EXERCISE BRIEF: Please pull out every line that includes the string "this".

RECORDS:
>> Begin
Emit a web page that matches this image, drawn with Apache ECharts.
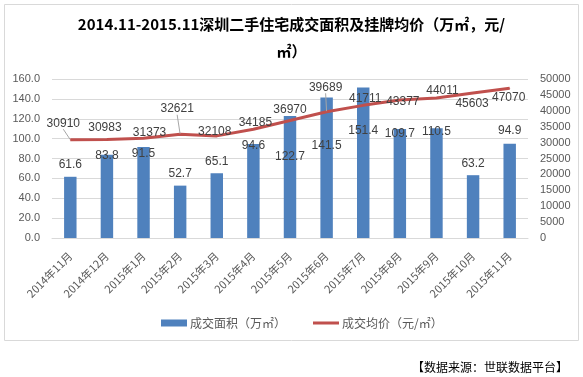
>> End
>> Begin
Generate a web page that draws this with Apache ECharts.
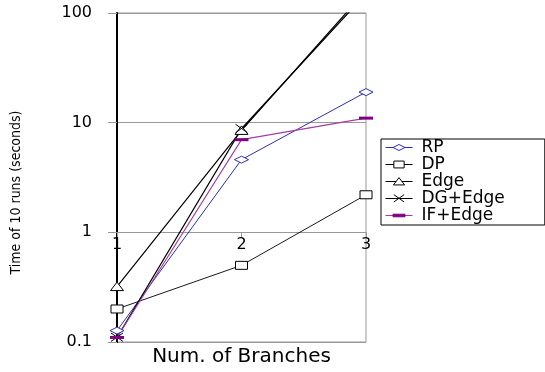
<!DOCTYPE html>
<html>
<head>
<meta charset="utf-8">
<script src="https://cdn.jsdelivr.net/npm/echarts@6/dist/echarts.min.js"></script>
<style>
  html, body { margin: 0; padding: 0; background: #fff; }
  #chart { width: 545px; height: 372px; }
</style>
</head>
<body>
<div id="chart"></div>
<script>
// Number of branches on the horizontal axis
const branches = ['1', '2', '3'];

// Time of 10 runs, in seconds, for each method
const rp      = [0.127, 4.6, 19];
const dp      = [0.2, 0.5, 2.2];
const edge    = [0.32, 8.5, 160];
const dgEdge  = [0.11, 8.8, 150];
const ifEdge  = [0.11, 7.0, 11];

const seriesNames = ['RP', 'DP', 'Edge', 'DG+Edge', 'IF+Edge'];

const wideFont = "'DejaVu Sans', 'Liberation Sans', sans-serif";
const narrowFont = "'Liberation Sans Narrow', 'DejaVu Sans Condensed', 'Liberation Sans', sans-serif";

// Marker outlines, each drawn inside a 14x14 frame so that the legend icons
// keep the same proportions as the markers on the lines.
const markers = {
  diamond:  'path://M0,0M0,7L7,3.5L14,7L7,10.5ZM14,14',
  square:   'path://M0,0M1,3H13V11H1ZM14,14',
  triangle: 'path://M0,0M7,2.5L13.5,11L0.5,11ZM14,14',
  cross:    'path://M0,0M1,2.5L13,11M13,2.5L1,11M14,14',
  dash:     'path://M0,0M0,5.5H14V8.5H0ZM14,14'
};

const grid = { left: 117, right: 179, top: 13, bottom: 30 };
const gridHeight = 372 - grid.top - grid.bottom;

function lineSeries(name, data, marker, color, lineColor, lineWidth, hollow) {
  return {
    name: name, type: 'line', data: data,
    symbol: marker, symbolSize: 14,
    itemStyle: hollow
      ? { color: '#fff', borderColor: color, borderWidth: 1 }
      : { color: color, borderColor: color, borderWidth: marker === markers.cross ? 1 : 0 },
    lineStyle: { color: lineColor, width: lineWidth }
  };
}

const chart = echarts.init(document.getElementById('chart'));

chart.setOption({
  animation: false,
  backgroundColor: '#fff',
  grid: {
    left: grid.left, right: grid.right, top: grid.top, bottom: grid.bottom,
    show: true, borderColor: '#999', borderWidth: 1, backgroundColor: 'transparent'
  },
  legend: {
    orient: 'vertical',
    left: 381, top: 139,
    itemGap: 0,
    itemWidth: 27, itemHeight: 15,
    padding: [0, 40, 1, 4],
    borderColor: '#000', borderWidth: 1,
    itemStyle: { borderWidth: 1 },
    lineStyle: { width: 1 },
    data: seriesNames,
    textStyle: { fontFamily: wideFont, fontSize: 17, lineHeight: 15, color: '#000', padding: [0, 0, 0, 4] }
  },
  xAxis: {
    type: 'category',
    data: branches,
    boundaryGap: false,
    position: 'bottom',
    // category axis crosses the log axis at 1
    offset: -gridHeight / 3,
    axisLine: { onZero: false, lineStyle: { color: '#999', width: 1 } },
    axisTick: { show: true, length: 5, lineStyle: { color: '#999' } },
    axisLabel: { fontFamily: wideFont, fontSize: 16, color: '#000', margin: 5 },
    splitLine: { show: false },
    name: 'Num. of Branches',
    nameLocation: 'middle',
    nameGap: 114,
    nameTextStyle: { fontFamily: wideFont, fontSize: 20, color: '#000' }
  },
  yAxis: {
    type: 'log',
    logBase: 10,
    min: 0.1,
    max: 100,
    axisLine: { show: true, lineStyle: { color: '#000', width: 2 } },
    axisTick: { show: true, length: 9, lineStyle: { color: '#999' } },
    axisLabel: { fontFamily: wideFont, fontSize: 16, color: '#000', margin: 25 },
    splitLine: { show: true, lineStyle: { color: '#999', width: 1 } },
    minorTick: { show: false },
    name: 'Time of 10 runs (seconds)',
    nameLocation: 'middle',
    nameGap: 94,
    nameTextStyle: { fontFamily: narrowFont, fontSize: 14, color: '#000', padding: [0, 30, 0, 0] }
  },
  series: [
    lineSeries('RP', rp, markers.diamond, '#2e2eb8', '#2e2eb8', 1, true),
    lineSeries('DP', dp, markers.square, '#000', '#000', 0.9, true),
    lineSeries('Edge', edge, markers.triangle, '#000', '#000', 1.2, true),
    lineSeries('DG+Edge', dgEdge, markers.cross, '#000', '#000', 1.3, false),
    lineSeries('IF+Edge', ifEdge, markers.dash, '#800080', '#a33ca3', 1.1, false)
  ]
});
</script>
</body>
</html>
>> End
>> Begin
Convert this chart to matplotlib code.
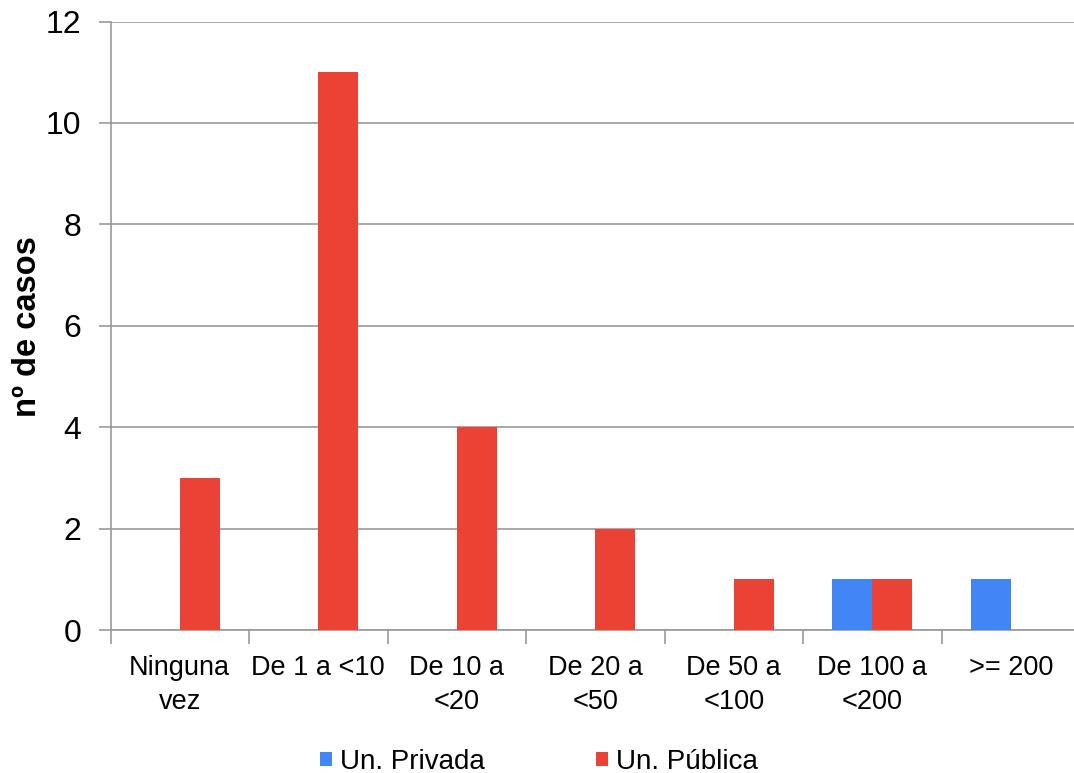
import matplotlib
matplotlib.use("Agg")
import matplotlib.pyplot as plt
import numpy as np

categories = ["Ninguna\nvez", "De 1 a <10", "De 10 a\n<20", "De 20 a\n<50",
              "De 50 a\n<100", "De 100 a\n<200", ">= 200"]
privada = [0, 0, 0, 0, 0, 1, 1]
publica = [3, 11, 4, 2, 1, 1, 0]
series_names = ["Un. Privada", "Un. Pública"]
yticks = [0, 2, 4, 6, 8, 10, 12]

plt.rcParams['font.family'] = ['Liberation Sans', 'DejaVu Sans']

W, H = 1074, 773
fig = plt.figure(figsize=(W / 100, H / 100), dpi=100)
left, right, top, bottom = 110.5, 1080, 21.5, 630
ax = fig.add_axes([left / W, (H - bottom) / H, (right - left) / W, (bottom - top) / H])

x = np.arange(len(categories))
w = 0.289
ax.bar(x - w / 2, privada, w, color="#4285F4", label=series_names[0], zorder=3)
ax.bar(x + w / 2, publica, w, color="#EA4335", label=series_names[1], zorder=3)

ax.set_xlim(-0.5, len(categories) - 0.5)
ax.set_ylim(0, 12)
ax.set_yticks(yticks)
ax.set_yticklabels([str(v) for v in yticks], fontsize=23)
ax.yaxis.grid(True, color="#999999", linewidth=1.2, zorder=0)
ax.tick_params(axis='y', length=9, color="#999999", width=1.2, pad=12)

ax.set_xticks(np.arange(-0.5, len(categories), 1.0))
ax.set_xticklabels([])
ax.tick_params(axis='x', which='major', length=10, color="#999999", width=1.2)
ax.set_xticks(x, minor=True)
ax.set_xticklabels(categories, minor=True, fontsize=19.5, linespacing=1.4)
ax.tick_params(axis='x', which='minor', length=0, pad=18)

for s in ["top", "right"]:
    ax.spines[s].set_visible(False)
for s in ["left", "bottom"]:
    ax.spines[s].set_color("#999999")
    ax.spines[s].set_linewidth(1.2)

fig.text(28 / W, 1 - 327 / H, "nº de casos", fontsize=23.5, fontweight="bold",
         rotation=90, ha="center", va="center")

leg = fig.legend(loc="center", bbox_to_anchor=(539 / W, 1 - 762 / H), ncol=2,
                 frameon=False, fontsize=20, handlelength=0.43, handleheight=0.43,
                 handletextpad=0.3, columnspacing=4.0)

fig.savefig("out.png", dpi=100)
>> End
SOLUTION TO THE PROBLEM:
Emit a web page that matches this image, drawn with Apache ECharts.
Generate a web page that draws this with Apache ECharts.
Convert this chart to matplotlib code.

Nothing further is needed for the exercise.